[Directions for this task]
Omit all images. Write out the rest of the material exactly.

[Data shown]
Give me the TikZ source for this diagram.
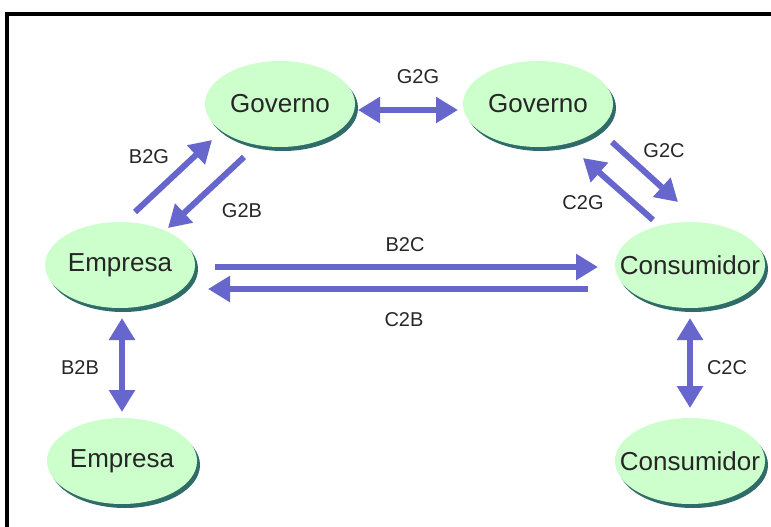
\documentclass[tikz,border=0pt]{standalone}
\usepackage{fontspec}
\setmainfont{Liberation Sans}
\usetikzlibrary{arrows.meta, calc, shapes.geometric, shadows}
\definecolor{vert}{HTML}{CCFFCC}
\definecolor{ombre}{HTML}{2F6B68}
\definecolor{fleche}{HTML}{6666CC}

\begin{document}
\begin{tikzpicture}[x=1pt,y=-1pt,
    acteur/.style={ellipse, fill=vert, minimum width=150pt, minimum height=86pt, inner sep=0pt,
      drop shadow={shadow xshift=3pt, shadow yshift=-4pt, fill=ombre, opacity=1},
      font=\fontsize{26}{30}\selectfont, text=black!85},
    lien/.style={line width=6pt, color=fleche, -{Triangle[length=22pt,width=25pt]}},
    liens/.style={lien, {Triangle[length=22pt,width=25pt]}-{Triangle[length=22pt,width=25pt]}},
    etiq/.style={font=\fontsize{20}{24}\selectfont, text=black!85}]
  \useasboundingbox (0,0) rectangle (771,527);
  \draw[line width=4pt] (6.5,529) -- (6.5,14) -- (773,14); % le cadre

  % les acteurs
  \node[acteur] at (280,104) (gov1) {\makebox[0pt]{Governo}};
  \node[acteur] at (538,104) (gov2) {\makebox[0pt]{Governo}};
  \node[acteur] at (120,265) (emp1) {\makebox[0pt]{Empresa}};
  \node[acteur] at (690,265) (con1) {\makebox[0pt]{Consumidor}};
  \node[acteur] at (122,461) (emp2) {\makebox[0pt]{Empresa}};
  \node[acteur] at (690,461) (con2) {\makebox[0pt]{Consumidor}};

  % les relations
  \draw[liens] ($(gov1)+(78,6)$) -- ($(gov2)+(-80,6)$);
  \draw[lien] ($(emp1)+(15,-53)$) -- ($(gov1)+(-68,36)$);
  \draw[lien] ($(gov1)+(-36,53)$) -- ($(emp1)+(48,-37)$);
  \draw[lien] ($(gov2)+(74,38)$) -- ($(con1)+(-12,-63)$);
  \draw[lien] ($(con1)+(-37,-45)$) -- ($(gov2)+(45,54)$);
  \draw[lien] ($(emp1)+(95,2)$) -- ($(con1)+(-92,2)$);
  \draw[lien] ($(con1)+(-102,24)$) -- ($(emp1)+(88,24)$);
  \draw[liens] ($(emp1)+(2,53)$) -- ($(emp2)+(0,-49)$);
  \draw[liens] ($(con1)+(0,53)$) -- ($(con2)+(0,-53)$);

  \node[etiq] at (418,77) (g2g) {G2G};
  \node[etiq] at (149,157) (b2g) {B2G};
  \node[etiq] at (242,211) (g2b) {G2B};
  \node[etiq] at (664,151) (g2c) {G2C};
  \node[etiq] at (583,203) (c2g) {C2G};
  \node[etiq] at (405,245) (b2c) {B2C};
  \node[etiq] at (404,320) (c2b) {C2B};
  \node[etiq] at (80,368) (b2b) {B2B};
  \node[etiq] at (727,368) (c2c) {C2C};
\end{tikzpicture}
\end{document}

[Expected answer]
Give me the TikZ source for this diagram.
\documentclass[tikz,border=0pt]{standalone}
\usepackage{fontspec}
\setmainfont{Liberation Sans}
\usetikzlibrary{arrows.meta, calc, shapes.geometric, shadows}
\definecolor{vert}{HTML}{CCFFCC}
\definecolor{ombre}{HTML}{2F6B68}
\definecolor{fleche}{HTML}{6666CC}

\begin{document}
\begin{tikzpicture}[x=1pt,y=-1pt,
    acteur/.style={ellipse, fill=vert, minimum width=150pt, minimum height=86pt, inner sep=0pt,
      drop shadow={shadow xshift=3pt, shadow yshift=-4pt, fill=ombre, opacity=1},
      font=\fontsize{26}{30}\selectfont, text=black!85},
    lien/.style={line width=6pt, color=fleche, -{Triangle[length=22pt,width=25pt]}},
    liens/.style={lien, {Triangle[length=22pt,width=25pt]}-{Triangle[length=22pt,width=25pt]}},
    etiq/.style={font=\fontsize{20}{24}\selectfont, text=black!85}]
  \useasboundingbox (0,0) rectangle (771,527);
  \draw[line width=4pt] (6.5,529) -- (6.5,14) -- (773,14); % le cadre

  % les acteurs
  \node[acteur] at (280,104) (gov1) {\makebox[0pt]{Governo}};
  \node[acteur] at (538,104) (gov2) {\makebox[0pt]{Governo}};
  \node[acteur] at (120,265) (emp1) {\makebox[0pt]{Empresa}};
  \node[acteur] at (690,265) (con1) {\makebox[0pt]{Consumidor}};
  \node[acteur] at (122,461) (emp2) {\makebox[0pt]{Empresa}};
  \node[acteur] at (690,461) (con2) {\makebox[0pt]{Consumidor}};

  % les relations
  \draw[liens] ($(gov1)+(78,6)$) -- ($(gov2)+(-80,6)$);
  \draw[lien] ($(emp1)+(15,-53)$) -- ($(gov1)+(-68,36)$);
  \draw[lien] ($(gov1)+(-36,53)$) -- ($(emp1)+(48,-37)$);
  \draw[lien] ($(gov2)+(74,38)$) -- ($(con1)+(-12,-63)$);
  \draw[lien] ($(con1)+(-37,-45)$) -- ($(gov2)+(45,54)$);
  \draw[lien] ($(emp1)+(95,2)$) -- ($(con1)+(-92,2)$);
  \draw[lien] ($(con1)+(-102,24)$) -- ($(emp1)+(88,24)$);
  \draw[liens] ($(emp1)+(2,53)$) -- ($(emp2)+(0,-49)$);
  \draw[liens] ($(con1)+(0,53)$) -- ($(con2)+(0,-53)$);

  \node[etiq] at (418,77) (g2g) {G2G};
  \node[etiq] at (149,157) (b2g) {B2G};
  \node[etiq] at (242,211) (g2b) {G2B};
  \node[etiq] at (664,151) (g2c) {G2C};
  \node[etiq] at (583,203) (c2g) {C2G};
  \node[etiq] at (405,245) (b2c) {B2C};
  \node[etiq] at (404,320) (c2b) {C2B};
  \node[etiq] at (80,368) (b2b) {B2B};
  \node[etiq] at (727,368) (c2c) {C2C};
\end{tikzpicture}
\end{document}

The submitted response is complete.